今回のサマリー

●米株高追認で、景気・業績見通しまで楽観に傾くのは、おなじみの現象
●債券・金利市場からは景気後退確率の高まりを示すシグナル点滅
●それでも、今回の株式相場はサイクルパターンと異なるという理由も
●ファンダメンタルズの帰趨がすぐには定まらない可能性がある
●まずは、株高フィーバーの余勢で進む短期展開へ、クールに対処

株式楽観 vs 債券警戒

 6月の米株式相場は、米政府債務上限問題のクリアと、エヌビディア社の好決算を契機にした生成AI(人工知能)フィーバーで、上伸しました(図1)。株式市場の情報解釈は、株高ならなぜ値上がりしているのかという視角で材料を解釈し、株安なら逆になぜ値下がりかの視角で解釈する、相場追認の論調がほとんどといって過言ではありません。

 今回も、6月の株高を通じて、毎度おなじみの楽観傾斜が続いています。折々に株価が小さく調整反落を見せると、中国経済の悪化リスクなど悪材料が強調されるのもご愛嬌。結局は、AI相場のフィーバーに沿って、株高が継続したことで、相当に慢心したファンダメンタルズ感になっています。

 あえて、相場の楽観に水を差す話をするのは、一つは、筆者のアプローチ法ゆえです。一方向の相場トレンドに乗ったらすぐ、それが裏切られるリスクを専ら注視します。そして、そのリスクが優勢にならない間はトレンドに乗り続けるというアプローチです。

 もう一つは、実は、債券・金利市場からは、先行き警戒のシグナルが強まり続けているのです。図2の赤点線部分は、ニューヨーク連邦準備銀行が算出している景気後退確率です。今後1カ月から12カ月先まで、それぞれに景気後退に陥る確率を評価しており、12カ月後では70%を上回っています。主には、昨今の金利状況に基づく計算です。

 株式市場では、景気は底堅く、悪化しても底浅であろうと、もはや逆業績相場のリスクを気にしなくていいかの空気感が優勢になってきました。一方で、債券畑の専門家は、先行き悪化リスクを無視できないというスタンスで、悲観シナリオを継続している人も少なからずいます。株式市場と債券市場では、こうも経済・市場の景観が異なるのです。

図1:米株式主要3指数、QQQ、SMH、VTI

出所:Bloomberg

図2:NY連銀算出 景気後退確率

出所:Bloomberg、田中泰輔リサーチ

金利シグナルからの目線

 債券・金利市場では、やはり景気中立水準を超える高金利と逆イールドが発するシグナルを軽々には扱えないのです。図3は、米国債のイールドカーブの変遷です。既に、金利の景気中立レベルとしてコンセンサスになっている2.5%を大きく超えており、イールドカーブも長期金利の方が低い逆傾斜(逆イールド)になっています。

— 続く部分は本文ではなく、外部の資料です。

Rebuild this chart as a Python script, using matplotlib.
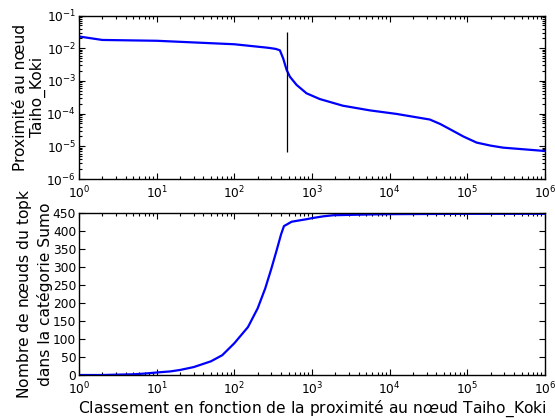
import numpy as np
import matplotlib
matplotlib.use("Agg")
import matplotlib.pyplot as plt

# Top: proximity to node Taiho_Koki vs rank
rank_top = [1, 2, 10, 100, 260, 287, 340, 386, 426, 471, 520, 633, 850, 1260, 2500,
            5560, 12300, 33000, 45000, 59000, 89000, 132000, 200000, 290000, 1000000]
prox_top = [2.3e-2, 1.8e-2, 1.7e-2, 1.33e-2, 1.05e-2, 1.02e-2, 9.6e-3, 8.7e-3, 4.9e-3,
            2.2e-3, 1.35e-3, 7.6e-4, 4.2e-4, 2.8e-4, 1.75e-4, 1.26e-4, 9.8e-5,
            6.6e-5, 4.8e-5, 3.4e-5, 2.0e-5, 1.3e-5, 1.05e-5, 9.1e-6, 7.2e-6]
cut_rank = 471
cut_ymin, cut_ymax = 6.6e-6, 3.2e-2

# Bottom: number of top-k nodes in category Sumo
rank_bot = [1, 2, 3, 5, 7, 10, 15, 20, 30, 40, 50, 70, 100, 150, 200, 250, 300,
            350, 400, 436, 480, 546, 700, 850, 1000, 1400, 1870, 3000, 5000,
            9000, 100000, 1000000]
count_bot = [0, 0, 1, 2, 4, 7, 10, 14, 22, 31, 38, 55, 88, 133, 185, 240, 295,
             345, 390, 413, 418, 425, 429, 432, 435, 440, 443, 444, 445, 446,
             447, 447]

plt.rcParams['font.family'] = ['DejaVu Sans']
plt.rcParams['xtick.direction'] = 'in'
plt.rcParams['ytick.direction'] = 'in'
plt.rcParams['xtick.top'] = True
plt.rcParams['ytick.right'] = True
plt.rcParams['xtick.major.size'] = 4
plt.rcParams['ytick.major.size'] = 4
plt.rcParams['xtick.minor.size'] = 2
plt.rcParams['ytick.minor.size'] = 2
plt.rcParams['xtick.major.pad'] = 4
plt.rcParams['ytick.major.pad'] = 2

fs = 8.8
lfs = 11.2
fig = plt.figure(figsize=(5.55, 4.2), dpi=100)
ax1 = fig.add_axes([0.1423, 0.5738, 0.8396, 0.389])
ax2 = fig.add_axes([0.1423, 0.1071, 0.8396, 0.3864])

ax1.plot(rank_top, prox_top, color='#0000ff', lw=1.6)
ax1.vlines(cut_rank, cut_ymin, cut_ymax, color='black', lw=0.9)
ax1.set_xscale('log')
ax1.set_yscale('log')
ax1.set_xlim(1, 1e6)
ax1.set_ylim(1e-6, 1e-1)
ax1.set_ylabel("Proximité au nœud\nTaiho_Koki", fontsize=lfs, labelpad=0)

ax2.plot(rank_bot, count_bot, color='#0000ff', lw=1.6)
ax2.set_xscale('log')
ax2.set_xlim(1, 1e6)
ax2.set_ylim(0, 450)
ax2.set_yticks(np.arange(0, 451, 50))
ax2.set_ylabel("Nombre de n$\\oe$uds du topk\ndans la catégorie Sumo", fontsize=lfs, labelpad=0)
ax2.set_xlabel("Classement en fonction de la proximité au n$\\oe$ud Taiho_Koki", fontsize=lfs, labelpad=1)

for ax in (ax1, ax2):
    ax.tick_params(which='both', width=0.8, labelsize=fs)
    ax.tick_params(which='minor', labelleft=False, labelbottom=False)
    for s in ax.spines.values():
        s.set_linewidth(1.0)
    ax.xaxis.set_minor_locator(matplotlib.ticker.LogLocator(base=10, subs=np.arange(2, 10), numticks=100))
ax1.yaxis.set_minor_locator(matplotlib.ticker.LogLocator(base=10, subs=np.arange(2, 10), numticks=100))

fig.savefig("out.png", dpi=100, facecolor='white')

 過去において、例えば10年金利と2年金利の間で逆イールドが発生すると、平均1年半で景気後退に陥りました。より短期で資金調達して、相対的に長く貸し出して利ざやを得る銀行は、逆イールドでは融資姿勢が後退します。また、銀行から借り換えを必要とする企業も、高金利に圧迫され、さらに今後景況悪化が見込まれるとなれば、銀行の融資態度はさらに厳しいものになります。

 このため、債券・金利市場の専門家は、銀行融資残高が頭打ちになっていること、マネーサプライM2のマイナスの伸び率など金融指標を精査して、内実を探っています。もちろん株式市場の専門家も、そうした指標を見てはいます。それでも株式相場が上昇すると、その説明に不都合な材料は無視したり曲解したりする度合いが強いという心証を、債券・金利市場出身の筆者は長年にわたり抱いています。

 この1年を振り返っても米株式市場の心理は、
・2022年6月悲観、7月慎重、8月楽観、9月悲観、10~11月改善、12月悲観
・2023年1月改善から慢心、2月慎重、3月悲観、4~5月慎重、6月楽観
と目まぐるしく変転しています。

 金利が景気中立水準以上に高まり、逆イールド化が進むのを重視する債券・金利市場からは、株式相場の高下で、ファンダメンタルズ感まで明暗あっさり変えてしまうことにオイオイという思いが募るのです。もっとも、株式相場が夢を求めて試行錯誤すること自体は、相場の醍醐味(だいごみ)であり、それはそれで受け入れて、展開を解析して挑むのみです。